- MATERIAL -
----------------

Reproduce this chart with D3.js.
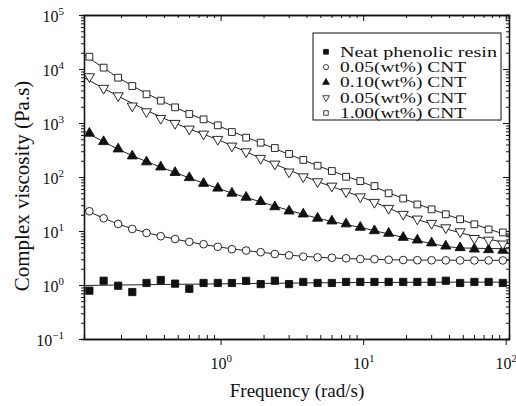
<!DOCTYPE html>
<html>
<head>
<meta charset="utf-8">
<script src="https://cdn.jsdelivr.net/npm/d3@7"></script>
<style>
  body { margin: 0; background: #fff; }
  text { font-family: "Liberation Serif", "Times New Roman", serif; fill: #111; }
  .axis path, .axis line { stroke: #111; }
</style>
</head>
<body>
<svg class="chart"></svg>
<script>
// Frequencies (rad/s) of the measured points
var freq = [0.120, 0.151, 0.191, 0.240, 0.302, 0.380, 0.479, 0.603, 0.759, 0.955,
            1.20, 1.51, 1.91, 2.40, 3.02, 3.80, 4.79, 6.03, 7.59, 9.55,
            12.0, 15.1, 19.1, 24.0, 30.2, 38.0, 47.9, 60.3, 75.9, 95.5];

// Complex viscosity (Pa.s) of each sample
var neat = [0.785, 1.2, 0.97, 0.74, 1.09, 1.24, 1.06, 0.85, 1.09, 1.09,
            1.09, 1.19, 1.04, 1.2, 1.04, 1.14, 1.09, 1.09, 1.14, 1.14,
            1.14, 1.14, 1.14, 1.14, 1.14, 1.2, 1.09, 1.14, 1.14, 1.09];
var cnt005a = [23.2, 17.2, 13.5, 10.9, 9.2, 8.0, 7.1, 6.3, 5.7, 5.1,
               4.6, 4.35, 4.05, 3.75, 3.55, 3.35, 3.25, 3.2, 3.12, 3.03,
               3.0, 2.93, 2.9, 2.88, 2.87, 2.86, 2.85, 2.85, 2.85, 2.85];
var cnt010 = [645, 451, 330, 245, 190, 153, 121, 97, 76, 62,
              50, 42, 35, 28, 23.4, 20.6, 17.2, 15.3, 13.5, 11.7,
              10.1, 9.05, 7.6, 6.8, 6.0, 5.25, 4.9, 4.62, 4.5, 4.38];
var cnt005b = [7210, 4400, 3200, 2070, 1620, 1220, 986, 774, 625, 499,
               375, 294, 222, 174, 124, 101, 82, 68, 53.5, 43,
               34, 26.3, 20.4, 16.7, 13.9, 11.5, 9.7, 7.3, 6.8, 5.75];
var cnt100 = [16900, 10600, 6900, 4840, 3400, 2590, 1950, 1470, 1170, 906,
              681, 535, 432, 344, 267, 207, 162, 129, 101, 84,
              68, 50, 40, 31, 25.2, 20.4, 16.5, 13.3, 10.7, 9.4];

// Fitted curves, read at a few frequencies
var fitFreq = [0.11, 0.2, 0.5, 1, 2, 5, 10, 20, 50, 105];
var fitNeat = [0.98, 1.0, 1.03, 1.05, 1.07, 1.1, 1.11, 1.12, 1.13, 1.13];
var fit005a = [25.1, 12.9, 6.92, 5.0, 3.98, 3.24, 3.02, 2.9, 2.87, 2.86];
var fit010 = [708, 309, 116, 59, 33.4, 16.8, 11.35, 7.43, 4.85, 4.7];
var fit005b = [6920, 2950, 945, 468, 212, 79, 41.5, 19.6, 9.0, 6.0];
var fit100 = [18600, 6460, 1860, 851, 407, 155, 79.4, 38, 15.8, 8.2];

var labels = ["Neat phenolic resin", "0.05(wt%) CNT", "0.10(wt%) CNT", "0.05(wt%) CNT", "1.00(wt%) CNT"];
var xTicks = [1, 10, 100];
var yTicks = [0.1, 1, 10, 100, 1000, 10000, 100000];

// Define margins and dimensions
var margin = {top: 15, right: 7, bottom: 67, left: 84},
    width = 516 - margin.left - margin.right,
    height = 406 - margin.top - margin.bottom;

var x = d3.scaleLog().domain([0.11, 105.5]).range([0, width]);
var y = d3.scaleLog().domain([0.1, 100000]).range([height, 0]);

var svg = d3.select(".chart")
    .attr("width", 516)
    .attr("height", 406);

var chart = svg.append("g")
    .attr("transform", "translate(" + margin.left + "," + margin.top + ")");

// minor tick values (2..9 of each decade) inside the domain
function minors(scale) {
  var d = scale.domain(), out = [];
  for (var e = -2; e <= 5; e++) {
    for (var m = 2; m <= 9; m++) {
      var v = m * Math.pow(10, e);
      if (v > d[0] && v < d[1]) out.push(v);
    }
  }
  return out;
}

// Minor ticks
chart.append("g").attr("class", "axis")
    .attr("transform", "translate(0," + height + ")")
    .call(d3.axisBottom(x).tickValues(minors(x)).tickSize(-4).tickFormat(""));
chart.append("g").attr("class", "axis")
    .call(d3.axisTop(x).tickValues(minors(x)).tickSize(-3).tickFormat(""));
chart.append("g").attr("class", "axis")
    .call(d3.axisLeft(y).tickValues(minors(y)).tickSize(3).tickFormat(""));
chart.append("g").attr("class", "axis")
    .attr("transform", "translate(" + width + ",0)")
    .call(d3.axisRight(y).tickValues(minors(y)).tickSize(-3).tickFormat(""));

// Major ticks
var xAxis = chart.append("g").attr("class", "axis x")
    .attr("transform", "translate(0," + height + ")")
    .call(d3.axisBottom(x).tickValues(xTicks).tickSize(6).tickSizeOuter(0).tickFormat(""));
chart.append("g").attr("class", "axis")
    .call(d3.axisTop(x).tickValues(xTicks).tickSize(-6).tickSizeOuter(0).tickFormat(""));
var yAxis = chart.append("g").attr("class", "axis y")
    .call(d3.axisLeft(y).tickValues(yTicks).tickSize(5).tickSizeOuter(0).tickFormat(""));
chart.append("g").attr("class", "axis")
    .attr("transform", "translate(" + width + ",0)")
    .call(d3.axisRight(y).tickValues(yTicks).tickSize(-6).tickSizeOuter(0).tickFormat(""));

chart.selectAll(".axis path").attr("stroke-width", 1.3);
chart.selectAll(".axis line").attr("stroke-width", 1);

// Power-of-ten labels
function powLabel(sel, v) {
  var e = Math.round(Math.log10(v));
  sel.append("tspan").text("10");
  sel.append("tspan").attr("dy", -7).attr("font-size", 11)
      .text(e < 0 ? "\u2212" + (-e) : e);
}

xAxis.selectAll(".tick").each(function(d) {
  d3.select(this).append("text")
      .attr("y", 30).attr("text-anchor", "middle")
      .attr("font-size", 16)
      .call(powLabel, d);
});
yAxis.selectAll(".tick").each(function(d) {
  d3.select(this).append("text")
      .attr("x", -20).attr("dy", 6).attr("text-anchor", "end")
      .attr("font-size", 16)
      .call(powLabel, d);
});

// Axis titles
svg.append("text")
    .attr("x", 297).attr("y", 397)
    .attr("text-anchor", "middle").attr("font-size", 19)
    .text("Frequency (rad/s)");
svg.append("text")
    .attr("transform", "translate(29,186) rotate(-90)")
    .attr("text-anchor", "middle").attr("font-size", 21)
    .text("Complex viscosity (Pa.s)");

// Series
var series = [
  {vals: neat, fit: fitNeat, shape: d3.symbolSquare, size: 52, fill: "#111", rot: 0},
  {vals: cnt005a, fit: fit005a, shape: d3.symbolCircle, size: 46, fill: "#fff", rot: 0},
  {vals: cnt010, fit: fit010, shape: d3.symbolTriangle, size: 44, fill: "#111", rot: 0},
  {vals: cnt005b, fit: fit005b, shape: d3.symbolTriangle, size: 44, fill: "#fff", rot: 180},
  {vals: cnt100, fit: fit100, shape: d3.symbolSquare, size: 46, fill: "#fff", rot: 0}
];

var line = d3.line()
    .x(function(d) { return x(d[0]); })
    .y(function(d) { return y(d[1]); })
    .curve(d3.curveMonotoneX);

series.forEach(function(s) {
  chart.append("path")
      .datum(d3.zip(fitFreq, s.fit))
      .attr("fill", "none")
      .attr("stroke", "#222")
      .attr("stroke-width", 1)
      .attr("d", line);
});

series.forEach(function(s) {
  chart.selectAll(null)
    .data(d3.zip(freq, s.vals))
    .enter().append("path")
      .attr("transform", function(d) {
        return "translate(" + x(d[0]) + "," + y(d[1]) + ") rotate(" + s.rot + ")";
      })
      .attr("d", d3.symbol().type(s.shape).size(s.size))
      .attr("fill", s.fill)
      .attr("stroke", "#111")
      .attr("stroke-width", 0.9);
});

// Legend
var legend = svg.append("g").attr("transform", "translate(313,33)");
legend.append("rect")
    .attr("width", 188).attr("height", 87)
    .attr("fill", "#fff").attr("stroke", "#111").attr("stroke-width", 1);

var legendWidths = [157, 126, 126, 126, 126];
series.forEach(function(s, i) {
  var cy = 18.8 + i * 15.3;
  legend.append("path")
      .attr("transform", "translate(13," + cy + ") rotate(" + s.rot + ")")
      .attr("d", d3.symbol().type(s.shape).size(s.size * 0.45))
      .attr("fill", s.fill)
      .attr("stroke", "#111")
      .attr("stroke-width", 0.8);
  legend.append("text")
      .attr("x", 27).attr("y", cy + 4.8)
      .attr("font-size", 14.5)
      .attr("textLength", legendWidths[i])
      .attr("lengthAdjust", "spacingAndGlyphs")
      .text(labels[i]);
});
</script>
</body>
</html>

----------------

- PROBLEM REQUIREMENTS -
Restate only the lines running from the start of the material above through the line containing "12.0, 15.1, 19.1, 24.0, 30.2, 38.0, 47.9, 60.3, 75.9, 95.5];", ends included. No pictures.

- THE RESULT -
Reproduce this chart with D3.js.
<!DOCTYPE html>
<html>
<head>
<meta charset="utf-8">
<script src="https://cdn.jsdelivr.net/npm/d3@7"></script>
<style>
  body { margin: 0; background: #fff; }
  text { font-family: "Liberation Serif", "Times New Roman", serif; fill: #111; }
  .axis path, .axis line { stroke: #111; }
</style>
</head>
<body>
<svg class="chart"></svg>
<script>
// Frequencies (rad/s) of the measured points
var freq = [0.120, 0.151, 0.191, 0.240, 0.302, 0.380, 0.479, 0.603, 0.759, 0.955,
            1.20, 1.51, 1.91, 2.40, 3.02, 3.80, 4.79, 6.03, 7.59, 9.55,
            12.0, 15.1, 19.1, 24.0, 30.2, 38.0, 47.9, 60.3, 75.9, 95.5];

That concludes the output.